The versions they use was developed in 2009, have a two-layer system, similar to the gecko’s lamellae and setae. The “hairs” are about 20 micrometers wide and support higher loads, thus allowing Stickybot to climb surfaces such as wood paneling, painted metal and glass. The material is strong and reusable, and it doesn’t damage itself or the surface it is applied to.

The team’s new project involves scaling up the material for humans. A technology called Z-Man, which would allow humans to climb with gecko adhesive, is in the works. Cutkosky and his team are also working on a Stickybot successor which would be able to turn in the middle of a climb. Because the adhesive only sticks in one direction, turning requires rotating the foot.

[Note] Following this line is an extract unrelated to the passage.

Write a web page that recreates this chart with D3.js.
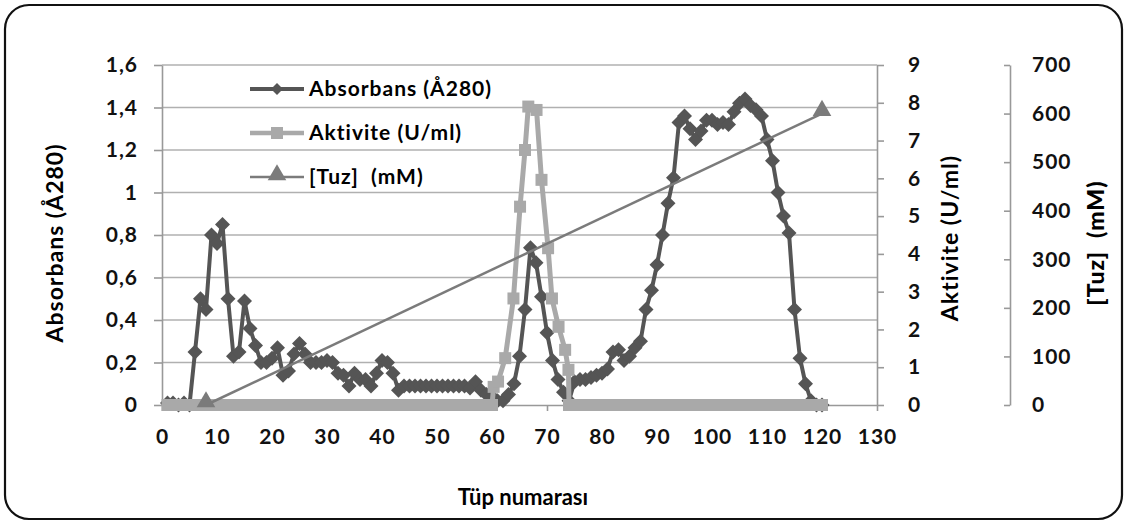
<!DOCTYPE html>
<html><head><meta charset="utf-8">
<script src="https://cdn.jsdelivr.net/npm/d3@7"></script>
<style>
html,body{margin:0;padding:0;background:#fff;}
svg{display:block;font-family:Lato,"Open Sans",sans-serif;}
</style></head>
<body>
<svg id="c" width="1128" height="525"></svg>
<script>
// ---- data ----
const absTube = [1,2,3,4,5,6,7,8,9,10,11,12,13,14,15,16,17,18,19,20,21,22,23,24,25,26,27,28,29,30,31,32,33,34,35,36,37,38,39,40,41,42,43,44,45,46,47,48,49,50,51,52,53,54,55,56,57,58,59,60,61,62,63,64,65,66,67,68,69,70,71,72,73,74,75,76,77,78,79,80,81,82,83,84,85,86,87,88,89,90,91,92,93,94,95,96,97,98,99,100,101,102,103,104,105,106,107,108,109,110,111,112,113,114,115,116,117,118,119,120];
const absValue = [0.01,0.01,0.0,0.01,0.0,0.25,0.50,0.45,0.80,0.76,0.85,0.50,0.23,0.25,0.49,0.36,0.28,0.20,0.20,0.22,0.27,0.14,0.16,0.24,0.29,0.24,0.20,0.20,0.20,0.21,0.20,0.15,0.14,0.09,0.15,0.12,0.12,0.09,0.15,0.21,0.20,0.15,0.07,0.09,0.09,0.09,0.09,0.09,0.09,0.09,0.09,0.09,0.09,0.09,0.09,0.08,0.11,0.07,0.05,0.04,0.02,0.02,0.05,0.10,0.23,0.45,0.74,0.67,0.51,0.34,0.21,0.12,0.06,0.02,0.11,0.12,0.12,0.13,0.14,0.15,0.17,0.25,0.26,0.21,0.23,0.27,0.30,0.45,0.54,0.66,0.80,0.95,1.07,1.33,1.36,1.30,1.25,1.29,1.34,1.34,1.32,1.33,1.32,1.38,1.42,1.44,1.41,1.39,1.36,1.25,1.15,1.00,0.89,0.81,0.45,0.22,0.10,0.02,0.0,0.0];
const actTube = [1,2,3,4,5,6,7,8,9,10,11,12,13,14,15,16,17,18,19,20,21,22,23,24,25,26,27,28,29,30,31,32,33,34,35,36,37,38,39,40,41,42,43,44,45,46,47,48,49,50,51,52,53,54,55,56,57,58,59,60,60.3,61.1,62.4,63.9,65.1,66,66.6,68.1,69,70.2,70.9,72.1,73.3,73.9,74,75,76,77,78,79,80,81,82,83,84,85,86,87,88,89,90,91,92,93,94,95,96,97,98,99,100,101,102,103,104,105,106,107,108,109,110,111,112,113,114,115,116,117,118,119,120];
const actValue = [0,0,0,0,0,0,0,0,0,0,0,0,0,0,0,0,0,0,0,0,0,0,0,0,0,0,0,0,0,0,0,0,0,0,0,0,0,0,0,0,0,0,0,0,0,0,0,0,0,0,0,0,0,0,0,0,0,0,0,0,0.48,0.62,1.24,2.82,5.25,6.75,7.9,7.81,5.96,4.15,2.82,2.07,1.46,0.93,0,0,0,0,0,0,0,0,0,0,0,0,0,0,0,0,0,0,0,0,0,0,0,0,0,0,0,0,0,0,0,0,0,0,0,0,0,0,0,0,0,0,0,0,0,0,0];
const saltTube = [8,120];
const saltValue = [0,600];
const xTicks = [0,10,20,30,40,50,60,70,80,90,100,110,120,130];
const absTicks = [0,0.2,0.4,0.6,0.8,1,1.2,1.4,1.6];
const actTicks = [0,1,2,3,4,5,6,7,8,9];
const saltTicks = [0,100,200,300,400,500,600,700];
const legendNames = ["Absorbans (Å280)","Aktivite (U/ml)","[Tuz]  (mM)"];

const svg = d3.select("#c");
const L=162,R=877,T=65,B=405;
const x = d3.scaleLinear().domain([0,130]).range([L,R]);
const yA = d3.scaleLinear().domain([0,1.6]).range([B,T]);
const yK = d3.scaleLinear().domain([0,9]).range([B,T]);
const yS = d3.scaleLinear().domain([0,700]).range([B,T]);
const fmt = d => String(d).replace(".",",");

// frame
svg.append("rect").attr("x",5).attr("y",5).attr("width",1117).attr("height",514)
  .attr("rx",24).attr("fill","#fff").attr("stroke","#111").attr("stroke-width",2.2);

// grid
svg.append("g").selectAll("line").data(absTicks.filter(d=>d>0)).join("line")
  .attr("x1",L).attr("x2",R).attr("y1",d=>yA(d)).attr("y2",d=>yA(d))
  .attr("stroke","#b0b0b0").attr("stroke-width",1.6);

function styleAxis(g){
  g.selectAll(".domain").attr("stroke","#999").attr("stroke-width",1.6);
  g.selectAll(".tick line").attr("stroke","#999").attr("stroke-width",1.6);
  g.selectAll("text").attr("fill","#111").style("font-size","21px").style("font-weight","700")
    .style("font-family","Lato").style("letter-spacing","1px");
}
const gx = svg.append("g").attr("transform",`translate(0,${B})`)
  .call(d3.axisBottom(x).tickValues(xTicks).tickSize(6).tickSizeOuter(0).tickPadding(18));
styleAxis(gx);
const gl = svg.append("g").attr("transform",`translate(${L},0)`)
  .call(d3.axisLeft(yA).tickValues(absTicks).tickFormat(fmt).tickSize(8).tickSizeOuter(0).tickPadding(16));
styleAxis(gl);
const gr = svg.append("g").attr("transform",`translate(${R},0)`)
  .call(d3.axisRight(yK).tickValues(actTicks).tickSize(7).tickSizeOuter(0).tickPadding(24));
styleAxis(gr);
const gs = svg.append("g").attr("transform",`translate(1010,0)`)
  .call(d3.axisLeft(yS).tickValues(saltTicks).tickSize(6).tickSizeOuter(0));
styleAxis(gs);
gs.selectAll(".tick text").attr("text-anchor","start").attr("x",22);

// axis titles
const tStyle = s => s.style("font-size","23px").style("font-weight","700").style("letter-spacing","1px").attr("text-anchor","middle");
svg.append("text").attr("transform","translate(63,243) rotate(-90)").call(tStyle).text("Absorbans (Å280)");
svg.append("text").attr("transform","translate(958,238) rotate(-90)").call(tStyle).text("Aktivite (U/ml)");
svg.append("text").attr("transform","translate(1104,243) rotate(-90)").call(tStyle).style("font-weight","900")
  .attr("xml:space","preserve").text("[Tuz]  (mM)");
svg.append("text").attr("x",523).attr("y",505).call(tStyle).style("font-size","22px").style("letter-spacing","0px").text("Tüp numarası");

const cAbs="#555555", cAct="#a9a9a9", cSalt="#7b7b7b";
const diamond = (s)=>`M0,${-s}L${s},0L0,${s}L${-s},0Z`;
const square = (s)=>`M${-s},${-s}H${s}V${s}H${-s}Z`;
const tri = d3.symbol().type(d3.symbolTriangle).size(150);

// Absorbans
const absData = absTube.map((t,i)=>[t,absValue[i]]);
svg.append("path").attr("d",d3.line().x(d=>x(d[0])).y(d=>yA(d[1]))(absData))
  .attr("fill","none").attr("stroke",cAbs).attr("stroke-width",4).attr("stroke-linejoin","round");
svg.append("g").selectAll("path").data(absData).join("path")
  .attr("transform",d=>`translate(${x(d[0])},${yA(d[1])})`).attr("d",diamond(7.5)).attr("fill",cAbs);

// Aktivite
const actData = actTube.map((t,i)=>[t,actValue[i]]);
svg.append("path").attr("d",d3.line().x(d=>x(d[0])).y(d=>yK(d[1]))(actData))
  .attr("fill","none").attr("stroke",cAct).attr("stroke-width",5).attr("stroke-linejoin","round");
svg.append("g").selectAll("path").data(actData).join("path")
  .attr("transform",d=>`translate(${x(d[0])},${yK(d[1])})`).attr("d",square(6)).attr("fill",cAct);

// Tuz
const saltData = saltTube.map((t,i)=>[t,saltValue[i]]);
svg.append("path").attr("d",d3.line().x(d=>x(d[0])).y(d=>yS(d[1]))(saltData))
  .attr("fill","none").attr("stroke",cSalt).attr("stroke-width",2.5);
svg.append("g").selectAll("path").data(saltData).join("path")
  .attr("transform",d=>`translate(${x(d[0])},${yS(d[1])-3})`).attr("d",tri).attr("fill",cSalt);

// legend
const lg = svg.append("g");
const lgY=[89,133,177], cols=[cAbs,cAct,cSalt], sw=[4,4.5,2.5];
legendNames.forEach((n,i)=>{
  lg.append("line").attr("x1",250).attr("x2",304).attr("y1",lgY[i]).attr("y2",lgY[i])
    .attr("stroke",cols[i]).attr("stroke-width",sw[i]);
  const m = lg.append("path").attr("fill",cols[i]);
  if(i==0) m.attr("transform",`translate(277,${lgY[i]})`).attr("d",diamond(6));
  else if(i==1) m.attr("transform",`translate(277,${lgY[i]})`).attr("d",square(6));
  else m.attr("transform",`translate(277,${lgY[i]-2})`).attr("d",tri);
  lg.append("text").attr("x",309).attr("y",lgY[i]+7).style("font-size","21px").style("font-weight","700")
    .style("letter-spacing","1px").attr("xml:space","preserve").text(n);
});
</script>
</body></html>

Cutkosky has collaborated with scientists from Lewis & Clark College, the University of California-Berkeley, the University of Pennsylvania, Carnegie Mellon University and a robot-building company called Boston Dynamics. His project is funded by the National Science Foundation and the Defense Advanced Research Projects Agency. The research is described in a paper published online in Applied Physics Letters, “Effect of fibril shape on adhesive properties“.